The Van der Bergs built a sanitising machine which does the work for customers who, upon entering a store, roll their trolleys through a disinfecting shower while they sanitise their hands at a handwashing station before reconnecting with the trolley on the other side.
The Lorraine resident, who owns a company that specialises in manufacturing built-in cupboards, said his wife Tessa was the brains behind the concept, which had already been adopted by several SPAR supermarkets in Port Elizabeth and East London.
He said the device was aptly named the “T-san” with the first letter representing the first name of his wife as well as trolley, while san was simply an abbreviation for sanitiser.

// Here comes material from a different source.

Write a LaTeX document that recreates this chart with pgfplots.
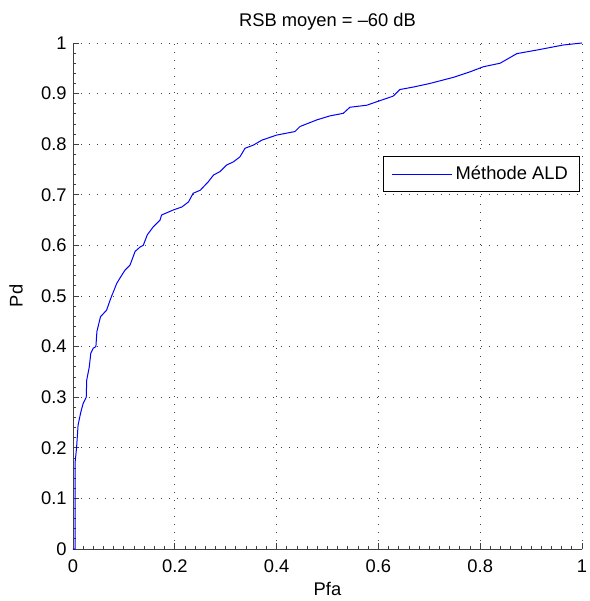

“The concept came about during lockdown level five when we couldn’t go anywhere, nor buy anything and I couldn’t work.
“My wife said it wasn’t just about Covid-19 — trolleys contain germs.
“In general it is a dirty item, and with the Covid-19 pandemic people are even more aware and concerned,” Van der Berg said.
“My wife drew me a picture, said I should build something like this and she said everyone [who] shopped would have peace of mind in knowing their trolley was clean.”
The father-of-three said the machine did not spray the handle only, but the entire trolley.
He said one of the biggest challenges in developing the device was working out what they could use to build the machine at a time when their suppliers were closed.
“At home I did have some aluminium extrusion, so we built the frame.
“We couldn’t buy anything for sensors, but I had some that sense movement inside the house for a security system.
“We dismantled those systems, we tweaked them to make them sense the movement of your hand or the movement of a plastic and/or metal trolley, and it worked.
“The whole experiment at that time was just awesome.
“It made us feel positive — our first customer was Peter Barnes at the Sunridge SuperSPAR and he immediately said yes, he’d love it for his customers,” he said.
Van der Berg said he was overwhelmed by the response to their invention on social media — it had received more than 10,000 shares and over 400,000 views.
He said they had so far sold more than 70 units to grocery stores and their biggest demand was from SPAR outlets in the province’s two major cities.
“Locally, orders are being made, and in the Garden Route as well we’ve received orders.
“Should there be a huge demand we’ll employ more people, but I want people without skills so as to equip them with skills.”
The couple also make hand-sanitising machines for shoppers.
“We’ve donated two of the machines to the Sunridge Park Primary School to sanitise the hands of the children.
“There’s a basin to prevent spilling on the floor and a hole to allow the overflow to be drain into a container.
“Over time I’ll donate to other schools as well. This isn’t just about the business — we also want to give back.”
Van der Berg encouraged people who might have lost their jobs as a result of the Covid-19 lockdown to think outside the box to find alternatives, saying though there might be disappointments along the way, setbacks could ultimately pave the way for a breakthrough.
Spar Eastern Cape operations executive Grant Klinkradt said: “Each store is retailer-owned, and some stores have sourced the sensored hand and trolley sanitiser, which is fast and efficient when sanitising.
“Ensuring our shoppers have a pleasant and safe shopping experience is of utmost importance, so we’re pleased when our customers feel safe and comfortable shopping after the precise sanitisation process.”